◆ Task
Starting at the first line of the entries, extract each line up to and including the one that contains "ax = fig.add_axes([72/555, 1", but leave out the pictures.

....

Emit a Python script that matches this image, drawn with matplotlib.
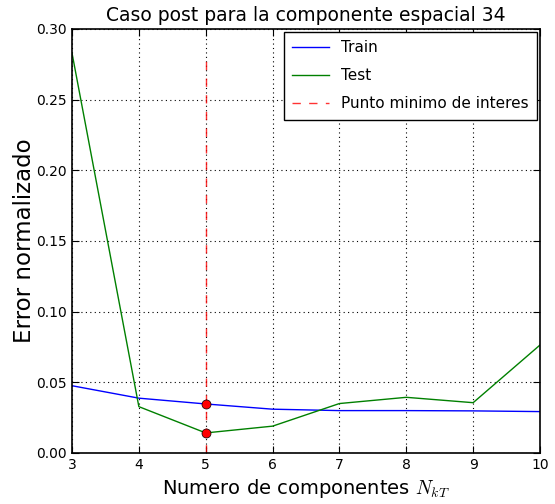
import matplotlib
matplotlib.use("Agg")
import matplotlib.pyplot as plt
import numpy as np

# Data
n_comp = [3, 4, 5, 6, 7, 8, 9, 10]
train = [0.0476, 0.0388, 0.0347, 0.0310, 0.0300, 0.0300, 0.0298, 0.0293]
test = [0.283, 0.0328, 0.0142, 0.0190, 0.0350, 0.0394, 0.0356, 0.0764]
k_min = 5
line_top = 0.278

plt.rcParams['font.family'] = 'DejaVu Sans'
plt.rcParams['mathtext.fontset'] = 'cm'

fig = plt.figure(figsize=(5.55, 5.04), dpi=100)
ax = fig.add_axes([72/555, 1 - 453/504, (540-72)/555, (453-29)/504])

ax.plot(n_comp, train, color='b', lw=1, label='Train')
ax.plot(n_comp, test, color='g', lw=1, label='Test')
ax.vlines(k_min, 0, line_top, colors='r', linestyles=(0, (6, 6)), lw=1,
          alpha=0.8, label='Punto minimo de interes')
i = n_comp.index(k_min)
ax.plot([k_min, k_min], [train[i], test[i]], 'o', color='r', mec='k',
        mew=0.5, ms=6.5, zorder=5)

ax.set_xlim(3, 10)
ax.set_ylim(0, 0.30)
ax.set_yticks(np.arange(0, 0.301, 0.05))
ax.set_yticklabels(['%.2f' % v for v in np.arange(0, 0.301, 0.05)])
ax.grid(True, color='k', linestyle=(0, (1, 3)), lw=0.8)
ax.tick_params(direction='in', length=5, labelsize=10, top=True, right=True)
for s in ax.spines.values():
    s.set_linewidth(1.2)

ax.set_title('Caso post para la componente espacial 34', fontsize=13.5)
ax.set_xlabel('Numero de componentes $N_{kT}$', fontsize=14)
ax.set_ylabel('Error normalizado', fontsize=16.5, labelpad=0)

leg = ax.legend(loc='upper right', fontsize=11, fancybox=False,
                framealpha=1, edgecolor='k', borderaxespad=0.2,
                handlelength=2.4, labelspacing=0.85, borderpad=0.55)
leg.get_frame().set_linewidth(1)

fig.savefig('out.png', dpi=100)
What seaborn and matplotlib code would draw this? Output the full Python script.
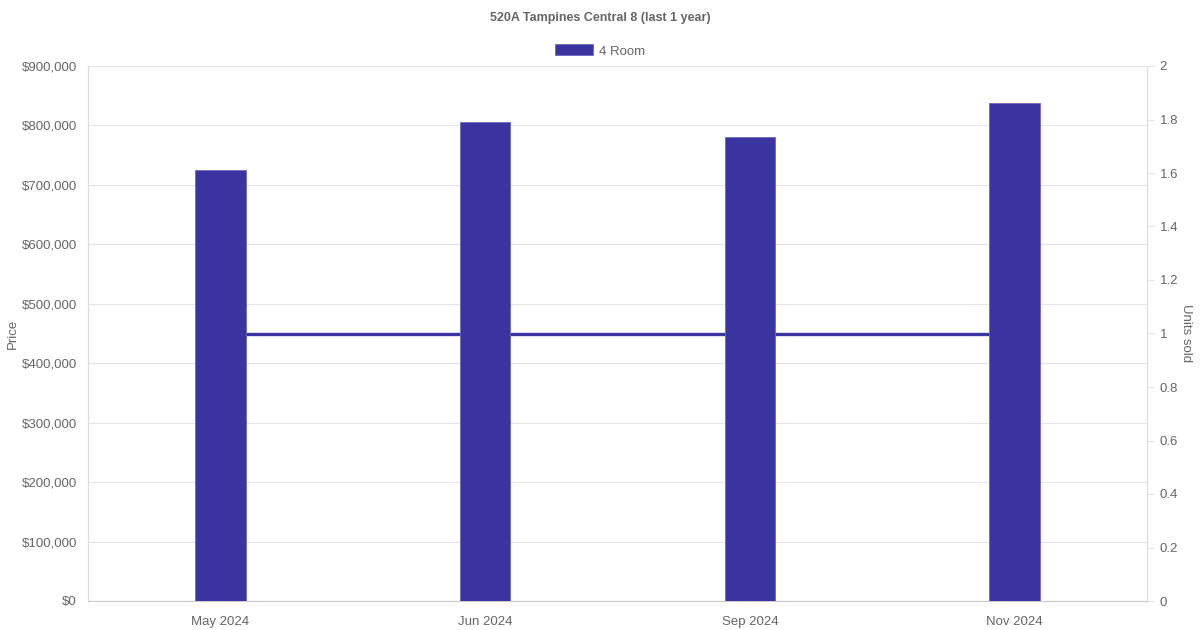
import matplotlib
matplotlib.use("Agg")
import matplotlib.pyplot as plt
import matplotlib.ticker as mticker
from matplotlib.patches import Patch
import numpy as np
import pandas as pd
import seaborn as sns

# data
months = ["May 2024", "Jun 2024", "Sep 2024", "Nov 2024"]
prices = [725000, 805000, 780000, 838000]
units_sold = [1, 1, 1, 1]

bar_color = "#3934a0"
text_color = "#666666"
grid_color = "#e5e5e5"

sns.set_theme(style="white")
plt.rcParams["font.family"] = ["Liberation Sans", "DejaVu Sans"]

df = pd.DataFrame({"month": months, "price": prices, "units": units_sold})

fig = plt.figure(figsize=(12, 6.3), dpi=100)
ax = fig.add_axes([88 / 1200, 29 / 630, 1059 / 1200, 535 / 630])
ax2 = ax.twinx()

# bars on the left (price) axis, drawn above the units line
sns.barplot(data=df, x="month", y="price", ax=ax, color=bar_color,
            width=0.19, saturation=1, edgecolor="#6f6bbd", linewidth=0.6, zorder=3)
for bar in ax.patches:
    bar.set_joinstyle("round")
sns.lineplot(x=np.arange(len(months)), y=df["units"], ax=ax2, color=bar_color,
             linewidth=2.4, zorder=1)

ax.set_zorder(ax2.get_zorder() + 1)
ax.patch.set_visible(False)

ax.set_xlim(-0.5, len(months) - 0.5)
ax.set_ylim(0, 900000)
ax.yaxis.set_major_locator(mticker.MultipleLocator(100000))
ax.yaxis.set_major_formatter(mticker.FuncFormatter(lambda v, p: f"${v:,.0f}"))
ax.grid(axis="y", color=grid_color, linewidth=0.8)
ax.set_axisbelow(True)
ax.tick_params(axis="y", length=0, pad=8, labelsize=9.5, labelcolor=text_color)
ax.tick_params(axis="x", length=0, pad=10.5, labelsize=9.5, labelcolor=text_color)
ax.set_xlabel("")
ax.set_ylabel("Price", color=text_color, fontsize=9.5, labelpad=2)

ax2.set_ylim(0, 2)
ax2.yaxis.set_major_locator(mticker.MultipleLocator(0.2))
ax2.yaxis.set_major_formatter(mticker.FuncFormatter(lambda v, p: f"{v:g}"))
ax2.tick_params(axis="y", length=5, width=0.8, color=grid_color, pad=4,
                labelsize=9.5, labelcolor=text_color)
ax2.set_ylabel("Units sold", color=text_color, fontsize=9.5, rotation=270, labelpad=10)
ax2.grid(False)

for a in (ax, ax2):
    a.spines["top"].set_visible(False)
    a.spines["left"].set_color("#dddddd")
    a.spines["right"].set_color("#dddddd")
    a.spines["bottom"].set_color("#cccccc")
    for s in a.spines.values():
        s.set_linewidth(0.8)

fig.text(0.5, 1 - 18 / 630, "520A Tampines Central 8 (last 1 year)", ha="center", va="center",
         fontsize=9, fontweight="bold", color=text_color)

handle = Patch(facecolor=bar_color, edgecolor="#6f6bbd", linewidth=0.6)
fig.legend([handle], ["4 Room"], loc="center", bbox_to_anchor=(0.5, 1 - 51 / 630),
           frameon=False, handlelength=2.9, handleheight=0.9, handletextpad=0.5,
           fontsize=9.5, labelcolor=text_color)

fig.savefig("out.png", dpi=100, facecolor="white")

....

◆ Task answer
Emit a Python script that matches this image, drawn with matplotlib.
import matplotlib
matplotlib.use("Agg")
import matplotlib.pyplot as plt
import numpy as np

# Data
n_comp = [3, 4, 5, 6, 7, 8, 9, 10]
train = [0.0476, 0.0388, 0.0347, 0.0310, 0.0300, 0.0300, 0.0298, 0.0293]
test = [0.283, 0.0328, 0.0142, 0.0190, 0.0350, 0.0394, 0.0356, 0.0764]
k_min = 5
line_top = 0.278

plt.rcParams['font.family'] = 'DejaVu Sans'
plt.rcParams['mathtext.fontset'] = 'cm'

fig = plt.figure(figsize=(5.55, 5.04), dpi=100)
ax = fig.add_axes([72/555, 1 - 453/504, (540-72)/555, (453-29)/504])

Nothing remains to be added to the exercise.